На следующий день на своем самолете я вылетел в полк. Командир дивизии полковник Кожемякин, прибыл на наш аэродром, видимо, для сокращения процедуры представления, и в своем коротком выступлении сообщил будущим сослуживцам о том, о чем обычно сообщают в подобных случаях.
- Полку предстоит напряженная боевая работа, - закончил он свою речь, и я спросил у комдива разрешения сегодня же повести группу на задание.
В тот день, помню, мне удалось сделать два боевых вылета.
Мы нанесли противнику эффективные удары без потерь своих самолетов, и только вечером я познакомился со штабом и руководящим составом 893-го полка.
И понеслись дни за днями. Забот было немало: люди, полеты, техника, хозяйство, аэродром, погода, боеприпасы.

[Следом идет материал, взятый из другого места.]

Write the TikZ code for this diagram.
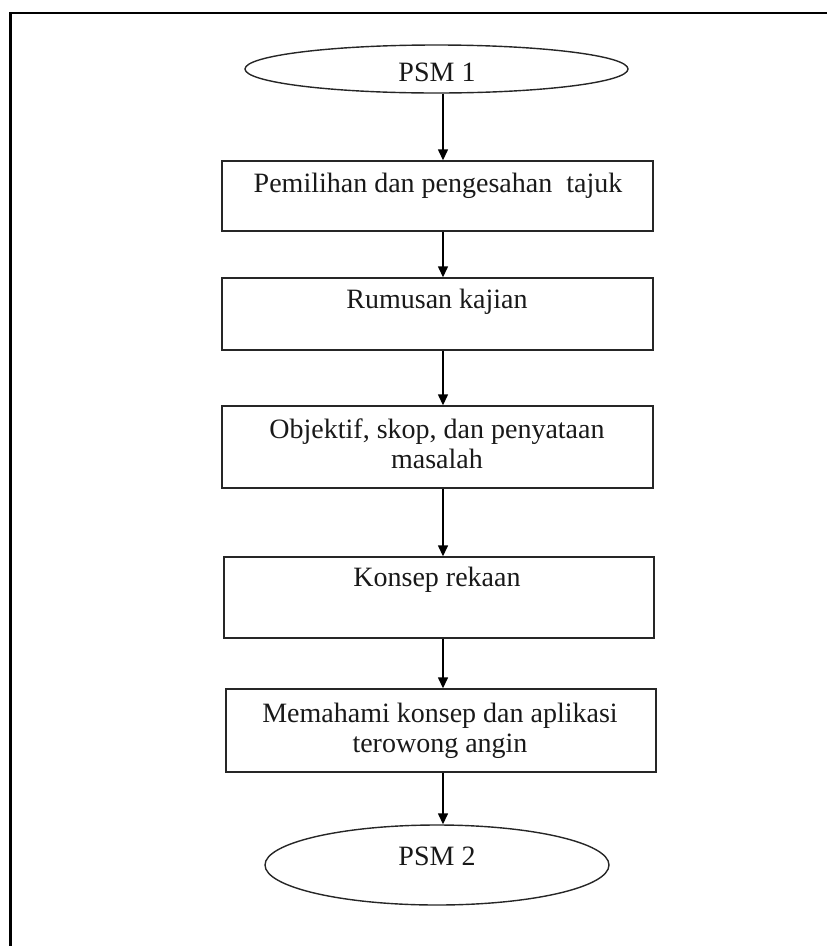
\documentclass[tikz,border=0pt]{standalone}
\usepackage{fontspec}
\setmainfont{Liberation Serif}
\usetikzlibrary{shapes.geometric,arrows.meta}
\begin{document}
\begin{tikzpicture}[x=1pt,y=-1pt,
  boxst/.style={draw=black!85,line width=1.4pt,rectangle,inner sep=0pt},
  ovalst/.style={draw=black!85,line width=1.4pt,ellipse,inner sep=0pt},
  txt/.style={anchor=base,inner sep=0pt,text=black!90,font=\fontsize{28}{32}\selectfont},
  arr/.style={line width=1.4pt,-{Triangle[width=10pt,length=11pt]}},
  frame/.style={line width=2.4pt}]
\useasboundingbox (0,0) rectangle (827,946);
% frame (only top and left edges visible)
\coordinate (fc) at (10.5,13);
\coordinate (fr) at (827,13);
\coordinate (fb) at (10.5,946);
\draw[frame] (fb) -- (fc) -- (fr);
% shapes
\node[ovalst,minimum width=383pt,minimum height=48pt] (e1) at (436.5,69) {};
\node[boxst,minimum width=431pt,minimum height=70pt] (b1) at (437.5,196) {};
\node[boxst,minimum width=431pt,minimum height=72pt] (b2) at (437.5,314) {};
\node[boxst,minimum width=431pt,minimum height=82pt] (b3) at (437.5,447) {};
\node[boxst,minimum width=430pt,minimum height=81pt] (b4) at (439,597.5) {};
\node[boxst,minimum width=430pt,minimum height=83pt] (b5) at (441,730.5) {};
\node[ovalst,minimum width=344pt,minimum height=80pt] (e2) at (437,865) {};
% texts
\node[txt] (t0) at (437,81) {PSM 1};
\node[txt] (t1) at (438,192) {Pemilihan dan pengesahan\ \ tajuk};
\node[txt] (t2) at (437,308) {Rumusan kajian};
\node[txt] (t3a) at (437,438) {Objektif, skop, dan penyataan};
\node[txt] (t3b) at (437,468) {masalah};
\node[txt] (t4) at (437,586) {Konsep rekaan};
\node[txt] (t5a) at (440,722) {Memahami konsep dan aplikasi};
\node[txt] (t5b) at (440,752) {terowong angin};
\node[txt] (t6) at (437,865) {PSM 2};
% connectors
\coordinate (ax) at (443,0);
\draw[arr] (e1.south -| ax) -- (b1.north -| ax);
\draw[arr] (b1.south -| ax) -- (b2.north -| ax);
\draw[arr] (b2.south -| ax) -- (b3.north -| ax);
\draw[arr] (b3.south -| ax) -- (b4.north -| ax);
\draw[arr] (b4.south -| ax) -- (b5.north -| ax);
\draw[arr] (b5.south -| ax) -- (e2.north -| ax);
\end{tikzpicture}
\end{document}
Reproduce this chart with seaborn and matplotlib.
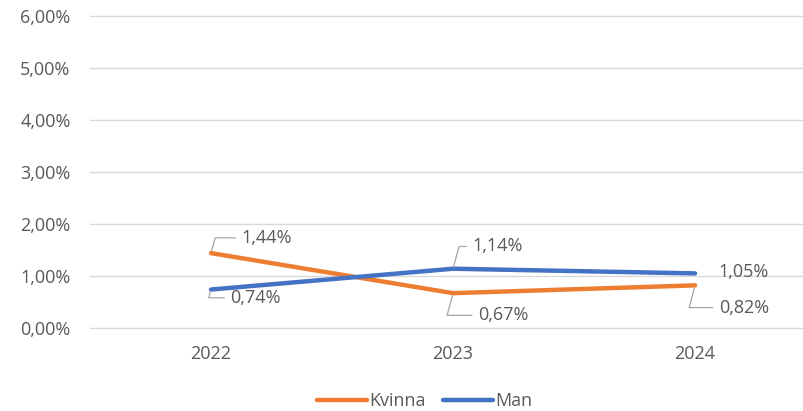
import pandas as pd
import numpy as np
import matplotlib
matplotlib.use("Agg")
import matplotlib.pyplot as plt
import seaborn as sns
from matplotlib.ticker import FuncFormatter

years = ["2022", "2023", "2024"]
kvinna = [1.44, 0.67, 0.82]
man = [0.74, 1.14, 1.05]
series_names = ["Kvinna", "Man"]
colors = {"Kvinna": "#ED7D31", "Man": "#4472C4"}

df = pd.DataFrame({
    "year": years * 2,
    "pos": list(range(len(years))) * 2,
    "value": kvinna + man,
    "serie": ["Kvinna"] * 3 + ["Man"] * 3,
})

sns.set_theme(style="white")
plt.rcParams["font.family"] = ["Open Sans", "DejaVu Sans"]
text_col = "#595959"
fs = 13

fig = plt.figure(figsize=(8.04, 4.11), dpi=100)
ax = fig.add_axes([90 / 804, 1 - 328 / 411, 714 / 804, 312 / 411])

sns.lineplot(data=df, x="pos", y="value", hue="serie", palette=colors,
             linewidth=3.2, ax=ax, legend=False, solid_capstyle="round")

ax.set_ylim(0, 6)
ax.set_xlim(-0.5, 2.45)
ax.set_yticks(np.arange(0, 7, 1))
ax.yaxis.set_major_formatter(FuncFormatter(lambda v, p: f"{v:.2f}%".replace(".", ",")))
ax.set_xticks(range(len(years)))
ax.set_xticklabels(years)
ax.grid(axis="y", color="#D9D9D9", linewidth=1)
for gl in ax.get_ygridlines():
    gl.set_clip_on(False)
ax.set_axisbelow(True)
for s in ax.spines.values():
    s.set_visible(False)
ax.tick_params(axis="both", length=0, labelsize=fs, labelcolor=text_col)
ax.tick_params(axis="y", pad=14)
ax.tick_params(axis="x", pad=12)
ax.set_xlabel("")
ax.set_ylabel("")

# data labels with leader lines (offsets in points)
offsets = {
    ("Kvinna", 0): (22, 11),
    ("Kvinna", 1): (18, -16),
    ("Kvinna", 2): (17, -16),
    ("Man", 0): (14, -6),
    ("Man", 1): (14, 16),
    ("Man", 2): (17, 1),
}
for name, vals in zip(series_names, [kvinna, man]):
    for i, v in enumerate(vals):
        dx, dy = offsets[(name, i)]
        lbl = f"{v:.2f}%".replace(".", ",")
        if (name, i) == ("Man", 2):
            ax.annotate(lbl, xy=(i, v), xytext=(dx, dy), textcoords="offset points",
                        ha="left", va="center", fontsize=fs, color=text_col)
        else:
            ax.annotate(lbl, xy=(i, v), xytext=(dx, dy), textcoords="offset points",
                        ha="left", va="center", fontsize=fs, color=text_col,
                        arrowprops=dict(arrowstyle="-", color="#A6A6A6", lw=0.9,
                                        shrinkA=2, shrinkB=2,
                                        connectionstyle="angle,angleA=0,angleB=75,rad=0"))

handles = [plt.Line2D([], [], color=colors[n], linewidth=3.2, solid_capstyle="round") for n in series_names]
fig.legend(handles, series_names, loc="center", bbox_to_anchor=(0.528, 1 - 401 / 411),
           ncol=2, frameon=False, fontsize=fs, handlelength=2.8, handletextpad=0.1,
           columnspacing=0.95, labelcolor=text_col)

fig.savefig("out.png", dpi=100)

Устанавливаем такой порядок. Боевые задачи, которые предстоит решать завтра, основательно прорабатываем заранее, вечером. Подбираем группы, назначаем ведущих. Думаем о средствах поражения, то есть какие бомбы брать, а эрэсы и пушки всегда с нами. Разрабатываем маршрут, обговариваем высоту полета, боевой порядок на маршруте и при атаке целей. Возможная встреча с истребителями врага, противозенитный маневр и борьба с зенитками противника все входит в круг вопросов на вечерних посиделках. И только решив эти вопросы, расходимся отдыхать.
Как-то в довольно позднее время заглянул ко мне замполит полка майор А.М. Лагутин и обрадовал:
- Иван Иванович, люди вам верят. С настроением летают. Сам слыхал, мол, с этим командиром до Берлина дойдем.
- А что, - говорю, - разве мы остановимся на полпути? До Берлина, непременно до Берлина!
В дальнейшем взаимопонимание между мной, моими заместителями и личным составом хуже не стали. Особенно доверительные отношения складывались с летчиками - эти сразу меня поняли.